The initial sessions were informal as musicians began to gather regularly in the cradle of Scottish traditional music, Sandy Bell’s in Edinburgh in the mid-1970s. There was no set line-up and as many as fifteen players could be involved but out of this loosely organised crew grew a band, Jock Tamson’s Bairns that has become revered for producing one of the definitive sounds in Scottish music.
By the time they came to record their first album in 1980, the Bairns, as they’d become familiarly known, had streamlined into a formidable first team.
In Tony Cuffe and Rod Paterson they had two of Scottish folk music’s most influential singer-guitarists whose smooth, rich voices were balanced by the earthy, rustic qualities of John Croall’s singing. Adam Jack and Ian Hardie, who would become one of the most prolific tunesmiths in Scotland, played fiddle and Norman Chalmers and Jack Evans contributed half a dozen instruments between them.
If their first album, Jock Tamson’s Bairns, captured a still-percolating fusion of the song tradition that Paterson had encountered in hearing the great ballad singer Jeannie Robertson at Keith Folk Festival with a Scottish take on the vibrancy of Irish bands Planxty and the Bothy Band, their second recording, The Lasses Fashion produced the fully formed Bairns sound and helped to spread their fame.
Singer-songwriter Richard Thompson, who had enjoyed his own triumphs in bringing traditional music into the modern arena with Fairport Convention, chose The Lasses Fashion as the only folk album in his Top Ten All-Time Favourites in Q magazine, in a selection that included Elvis Presley, the Byrds and the Smiths.
These first two albums became source material for and an inspiration to emerging musicians as the Bairns themselves filtered into other groups. Tony Cuffe joined Ossian. Rod Paterson, Jack Evans and Norman Chalmers formed another highly regarded unit, The Easy Club and later combined in the Cauld Blast Orchestra, and Ian Hardie kept his fiddle handy for a tune in the office where he worked as a lawyer between gigs with Highland Connection.
Then, in 1995, spurred on by broadcaster Billy Kay, who had worked with various Bairns on projects including the Fergusson’s Auld Reikie celebration of poet and Robert Burns contemporary Robert Fergusson, Jock Tamson’s Bairns reconvened and gave a triumphant performance at Edinburgh Folk Festival.

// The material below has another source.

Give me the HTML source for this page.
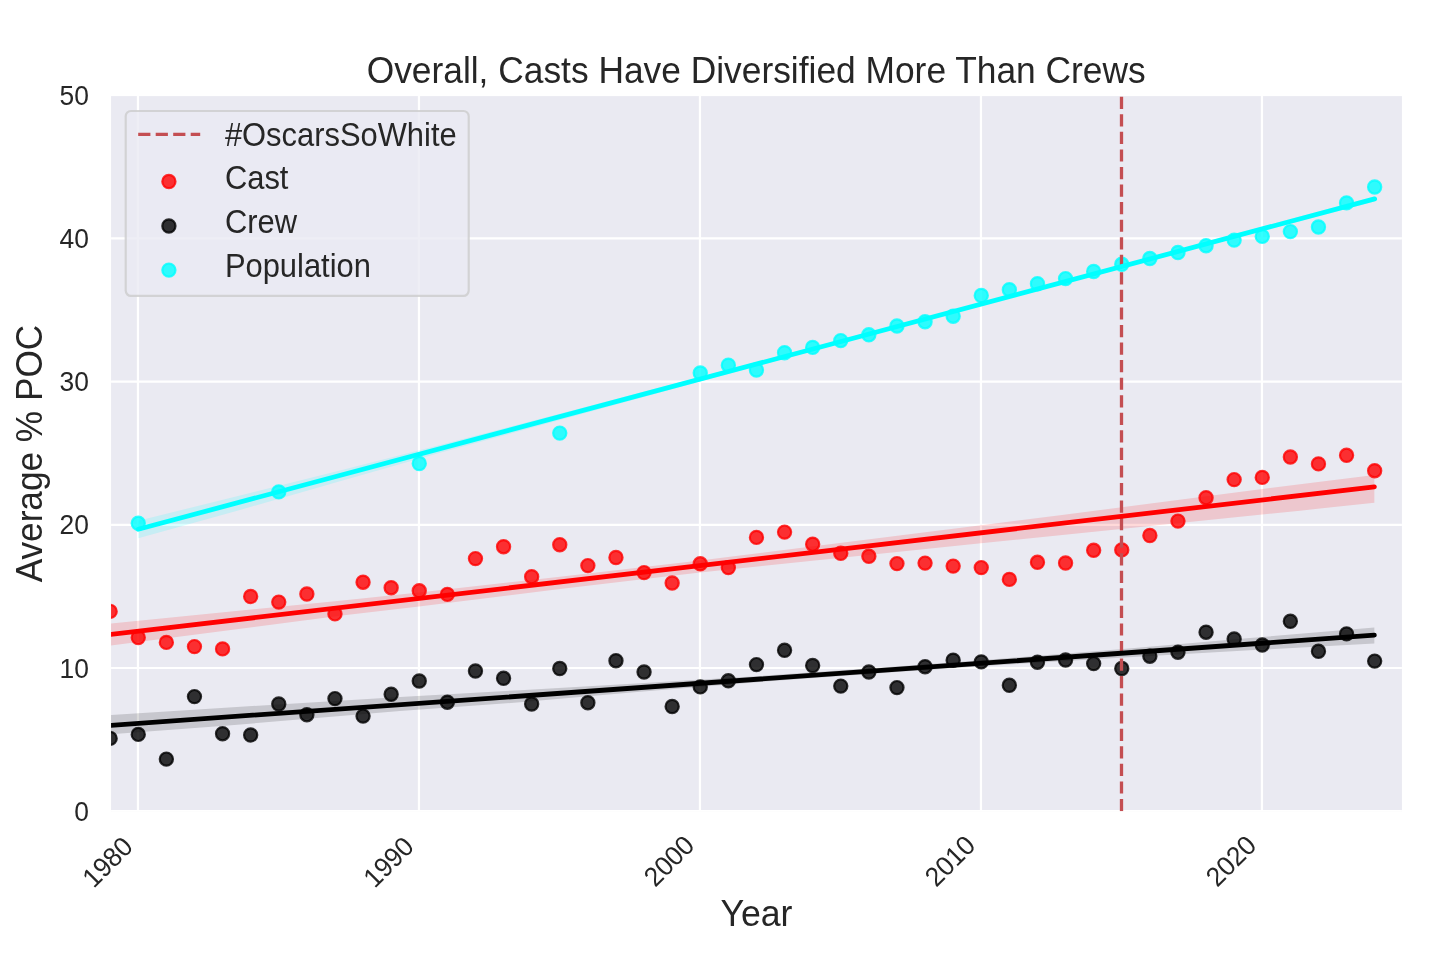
<!DOCTYPE html>
<html lang="en"><head><meta charset="utf-8"><title>Overall, Casts Have Diversified More Than Crews</title>
<style>html,body{margin:0;padding:0;background:#fff;}svg{display:block;}</style></head>
<body>
<svg width="1431" height="954" viewBox="0 0 1431 954" font-family="'Liberation Sans', sans-serif" fill="#262626">
<rect width="1431" height="954" fill="#ffffff"/>
<defs><clipPath id="ax"><rect x="111.05" y="96.1" width="1290.90" height="715.05"/></clipPath></defs>
<rect x="111.05" y="96.1" width="1290.90" height="715.05" fill="#EAEAF2"/>
<g clip-path="url(#ax)">
<g stroke="#ffffff" stroke-width="2.2"><line x1="137.96" x2="137.96" y1="95.3" y2="811.15"/><line x1="418.96" x2="418.96" y1="95.3" y2="811.15"/><line x1="699.96" x2="699.96" y1="95.3" y2="811.15"/><line x1="980.96" x2="980.96" y1="95.3" y2="811.15"/><line x1="1261.96" x2="1261.96" y1="95.3" y2="811.15"/><line x1="111.05" x2="1401.95" y1="811.15" y2="811.15"/><line x1="111.05" x2="1401.95" y1="667.98" y2="667.98"/><line x1="111.05" x2="1401.95" y1="524.81" y2="524.81"/><line x1="111.05" x2="1401.95" y1="381.64" y2="381.64"/><line x1="111.05" x2="1401.95" y1="238.47" y2="238.47"/></g>
<g fill="#ff0000" stroke="#ff0000" fill-opacity="0.8" stroke-opacity="0.8" stroke-width="2.2"><circle cx="110.16" cy="611.40" r="6.6"/><circle cx="138.26" cy="637.50" r="6.6"/><circle cx="166.36" cy="642.40" r="6.6"/><circle cx="194.46" cy="646.60" r="6.6"/><circle cx="222.56" cy="648.90" r="6.6"/><circle cx="250.66" cy="596.50" r="6.6"/><circle cx="278.76" cy="602.10" r="6.6"/><circle cx="306.86" cy="594.00" r="6.6"/><circle cx="334.96" cy="613.90" r="6.6"/><circle cx="363.06" cy="582.20" r="6.6"/><circle cx="391.16" cy="587.70" r="6.6"/><circle cx="419.26" cy="590.80" r="6.6"/><circle cx="447.36" cy="594.40" r="6.6"/><circle cx="475.46" cy="558.60" r="6.6"/><circle cx="503.56" cy="546.70" r="6.6"/><circle cx="531.66" cy="576.70" r="6.6"/><circle cx="559.76" cy="544.70" r="6.6"/><circle cx="587.86" cy="565.60" r="6.6"/><circle cx="615.96" cy="557.50" r="6.6"/><circle cx="644.06" cy="572.60" r="6.6"/><circle cx="672.16" cy="583.00" r="6.6"/><circle cx="700.26" cy="563.80" r="6.6"/><circle cx="728.36" cy="567.60" r="6.6"/><circle cx="756.46" cy="537.40" r="6.6"/><circle cx="784.56" cy="532.10" r="6.6"/><circle cx="812.66" cy="544.20" r="6.6"/><circle cx="840.76" cy="553.30" r="6.6"/><circle cx="868.86" cy="556.30" r="6.6"/><circle cx="896.96" cy="563.60" r="6.6"/><circle cx="925.06" cy="563.10" r="6.6"/><circle cx="953.16" cy="566.10" r="6.6"/><circle cx="981.26" cy="567.60" r="6.6"/><circle cx="1009.36" cy="579.40" r="6.6"/><circle cx="1037.46" cy="562.30" r="6.6"/><circle cx="1065.56" cy="563.00" r="6.6"/><circle cx="1093.66" cy="550.30" r="6.6"/><circle cx="1121.76" cy="549.90" r="6.6"/><circle cx="1149.86" cy="535.50" r="6.6"/><circle cx="1177.96" cy="521.10" r="6.6"/><circle cx="1206.06" cy="497.70" r="6.6"/><circle cx="1234.16" cy="479.60" r="6.6"/><circle cx="1262.26" cy="477.40" r="6.6"/><circle cx="1290.36" cy="457.00" r="6.6"/><circle cx="1318.46" cy="463.90" r="6.6"/><circle cx="1346.56" cy="455.30" r="6.6"/><circle cx="1374.66" cy="470.70" r="6.6"/></g>
<path d="M109.86,623.43 L111.00,623.40 L340.00,600.75 L419.00,592.53 L560.00,576.66 L700.00,560.41 L760.00,553.00 L981.00,525.29 L1060.00,515.26 L1300.00,484.13 L1374.36,474.95 L1374.36,502.65 L1300.00,510.63 L1060.00,535.36 L981.00,543.29 L760.00,566.20 L700.00,572.41 L560.00,588.96 L419.00,606.43 L340.00,615.85 L111.00,645.40 L109.86,645.63Z" fill="#ff0000" fill-opacity="0.15"/>
<g fill="#000000" stroke="#000000" fill-opacity="0.8" stroke-opacity="0.8" stroke-width="2.2"><circle cx="110.16" cy="738.40" r="6.6"/><circle cx="138.26" cy="734.40" r="6.6"/><circle cx="166.36" cy="759.10" r="6.6"/><circle cx="194.46" cy="696.60" r="6.6"/><circle cx="222.56" cy="733.70" r="6.6"/><circle cx="250.66" cy="735.00" r="6.6"/><circle cx="278.76" cy="704.00" r="6.6"/><circle cx="306.86" cy="714.70" r="6.6"/><circle cx="334.96" cy="698.60" r="6.6"/><circle cx="363.06" cy="716.10" r="6.6"/><circle cx="391.16" cy="694.30" r="6.6"/><circle cx="419.26" cy="681.00" r="6.6"/><circle cx="447.36" cy="702.20" r="6.6"/><circle cx="475.46" cy="671.00" r="6.6"/><circle cx="503.56" cy="678.30" r="6.6"/><circle cx="531.66" cy="704.00" r="6.6"/><circle cx="559.76" cy="668.50" r="6.6"/><circle cx="587.86" cy="702.70" r="6.6"/><circle cx="615.96" cy="660.70" r="6.6"/><circle cx="644.06" cy="672.00" r="6.6"/><circle cx="672.16" cy="706.50" r="6.6"/><circle cx="700.26" cy="686.90" r="6.6"/><circle cx="728.36" cy="680.80" r="6.6"/><circle cx="756.46" cy="664.60" r="6.6"/><circle cx="784.56" cy="650.30" r="6.6"/><circle cx="812.66" cy="665.50" r="6.6"/><circle cx="840.76" cy="686.10" r="6.6"/><circle cx="868.86" cy="672.00" r="6.6"/><circle cx="896.96" cy="687.60" r="6.6"/><circle cx="925.06" cy="666.70" r="6.6"/><circle cx="953.16" cy="660.20" r="6.6"/><circle cx="981.26" cy="661.90" r="6.6"/><circle cx="1009.36" cy="685.30" r="6.6"/><circle cx="1037.46" cy="662.20" r="6.6"/><circle cx="1065.56" cy="660.00" r="6.6"/><circle cx="1093.66" cy="663.60" r="6.6"/><circle cx="1121.76" cy="668.50" r="6.6"/><circle cx="1149.86" cy="656.20" r="6.6"/><circle cx="1177.96" cy="652.20" r="6.6"/><circle cx="1206.06" cy="632.20" r="6.6"/><circle cx="1234.16" cy="639.00" r="6.6"/><circle cx="1262.26" cy="645.00" r="6.6"/><circle cx="1290.36" cy="621.30" r="6.6"/><circle cx="1318.46" cy="651.30" r="6.6"/><circle cx="1346.56" cy="633.90" r="6.6"/><circle cx="1374.66" cy="661.10" r="6.6"/></g>
<path d="M109.86,715.08 L111.00,715.00 L225.00,707.77 L400.00,696.89 L520.00,690.13 L640.00,683.37 L760.00,676.01 L900.00,666.23 L1000.00,658.70 L1120.00,649.14 L1250.00,638.07 L1374.36,627.50 L1374.36,643.60 L1250.00,650.37 L1120.00,657.64 L1000.00,665.10 L900.00,671.83 L760.00,682.01 L640.00,691.77 L520.00,702.33 L400.00,711.09 L225.00,725.77 L111.00,734.30 L109.86,734.38Z" fill="#000000" fill-opacity="0.15"/>
<g fill="#00ffff" stroke="#00ffff" fill-opacity="0.8" stroke-opacity="0.8" stroke-width="2.2"><circle cx="138.26" cy="523.30" r="6.6"/><circle cx="278.76" cy="491.90" r="6.6"/><circle cx="419.26" cy="463.50" r="6.6"/><circle cx="559.76" cy="433.10" r="6.6"/><circle cx="700.26" cy="373.00" r="6.6"/><circle cx="728.36" cy="365.20" r="6.6"/><circle cx="756.46" cy="370.00" r="6.6"/><circle cx="784.56" cy="352.70" r="6.6"/><circle cx="812.66" cy="347.40" r="6.6"/><circle cx="840.76" cy="340.60" r="6.6"/><circle cx="868.86" cy="334.80" r="6.6"/><circle cx="896.96" cy="326.00" r="6.6"/><circle cx="925.06" cy="321.70" r="6.6"/><circle cx="953.16" cy="316.20" r="6.6"/><circle cx="981.26" cy="295.50" r="6.6"/><circle cx="1009.36" cy="289.70" r="6.6"/><circle cx="1037.46" cy="283.70" r="6.6"/><circle cx="1065.56" cy="278.60" r="6.6"/><circle cx="1093.66" cy="271.50" r="6.6"/><circle cx="1121.76" cy="264.30" r="6.6"/><circle cx="1149.86" cy="258.50" r="6.6"/><circle cx="1177.96" cy="252.50" r="6.6"/><circle cx="1206.06" cy="245.70" r="6.6"/><circle cx="1234.16" cy="240.10" r="6.6"/><circle cx="1262.26" cy="236.40" r="6.6"/><circle cx="1290.36" cy="231.60" r="6.6"/><circle cx="1318.46" cy="227.00" r="6.6"/><circle cx="1346.56" cy="202.90" r="6.6"/><circle cx="1374.66" cy="187.00" r="6.6"/></g>
<path d="M138.26,520.80 L240.00,495.41 L340.00,470.39 L440.00,444.97 L700.00,376.99 L1000.00,297.42 L1200.00,243.57 L1374.36,196.38 L1374.36,201.58 L1200.00,247.57 L1000.00,300.62 L700.00,381.49 L440.00,452.87 L340.00,481.19 L240.00,509.91 L138.26,538.30Z" fill="#00ffff" fill-opacity="0.15"/>
<line x1="1121.5" x2="1121.5" y1="811.15" y2="95.3" stroke="#C44E52" stroke-width="3.3" stroke-dasharray="12.2 5.355"/>
<line x1="109.86" y1="634.53" x2="1374.36" y2="486.85" stroke="#ff0000" stroke-width="4.8" stroke-linecap="round"/>
<line x1="109.86" y1="725.38" x2="1374.36" y2="635.20" stroke="#000000" stroke-width="4.8" stroke-linecap="round"/>
<line x1="138.26" y1="529.30" x2="1374.66" y2="198.90" stroke="#00ffff" stroke-width="4.8" stroke-linecap="round"/>
</g>
<rect x="125.7" y="111.0" width="343.0" height="184.9" rx="5.3" ry="5.3" fill="#EAEAF2" fill-opacity="0.8" stroke="#cccccc" stroke-opacity="0.8" stroke-width="2.2"/>
<line x1="138.2" x2="200.2" y1="134.4" y2="134.4" stroke="#C44E52" stroke-width="3.3" stroke-dasharray="12.2 5.3"/>
<circle cx="168.9" cy="181.5" r="6.6" fill="#ff0000" stroke="#ff0000" fill-opacity="0.8" stroke-opacity="0.8" stroke-width="2.2"/>
<circle cx="168.9" cy="226.0" r="6.6" fill="#000000" stroke="#000000" fill-opacity="0.8" stroke-opacity="0.8" stroke-width="2.2"/>
<circle cx="168.9" cy="270.1" r="6.6" fill="#00ffff" stroke="#00ffff" fill-opacity="0.8" stroke-opacity="0.8" stroke-width="2.2"/>
<g font-size="30.9px">
<text transform="translate(224.90,145.60) scale(1,1.05)">#OscarsSoWhite</text>
<text transform="translate(224.90,188.50) scale(1,1.05)">Cast</text>
<text transform="translate(224.90,232.80) scale(1,1.05)">Crew</text>
<text transform="translate(224.90,277.40) scale(1,1.05)">Population</text>
</g>
<text transform="translate(756.20,82.50) scale(1,1.05)" font-size="35.35px" text-anchor="middle">Overall, Casts Have Diversified More Than Crews</text>
<text transform="translate(756.40,925.80) scale(1,1.05)" font-size="35.65px" text-anchor="middle">Year</text>
<text transform="translate(42.20,453.60) rotate(-90) scale(1,1.05)" font-size="35.2px" text-anchor="middle">Average % POC</text>
<g font-size="26.4px" text-anchor="end">
<text transform="translate(88.85,820.75) scale(1,1.05)">0</text>
<text transform="translate(88.85,677.58) scale(1,1.05)">10</text>
<text transform="translate(88.85,534.41) scale(1,1.05)">20</text>
<text transform="translate(88.85,391.24) scale(1,1.05)">30</text>
<text transform="translate(88.85,248.07) scale(1,1.05)">40</text>
<text transform="translate(88.85,104.90) scale(1,1.05)">50</text>
</g>
<g font-size="26px" text-anchor="end">
<text transform="translate(134.56,848.20) rotate(-45) scale(1,1.05)">1980</text>
<text transform="translate(415.56,848.20) rotate(-45) scale(1,1.05)">1990</text>
<text transform="translate(696.06,847.10) rotate(-45) scale(1,1.05)">2000</text>
<text transform="translate(977.06,847.10) rotate(-45) scale(1,1.05)">2010</text>
<text transform="translate(1258.06,847.10) rotate(-45) scale(1,1.05)">2020</text>
</g>
</svg>
</body></html>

As Rod Paterson remarked at the time, the band felt that they hadn’t really left a mark – although they assuredly had – and decided to play on and keep alive their style of letting songs and music breathe with graceful energy.
Two further albums followed, May You Never Lack a Scone and Rare, as the line-up of Ian Hardie and Derek Hoy on fiddles, Rod Paterson on voice and guitar, John Croall on voice, whistle and bodhran and Norman Chalmers on concertina, mouth organ, whistle and bodhran continued to bring the Bairns’ sure touch to traditional ballads, Burns songs, Highland jigs and retreat marches.
Then, with the passing of Ian Hardie and Derek Hoy within weeks of each other in 2012, the Bairns lost momentum. Their music endures – and never dates – on their albums, however, and the praise of admirers including ballad master Jock Duncan and Michael Marra, as well as Richard Thompson continues to resonate through their legacy.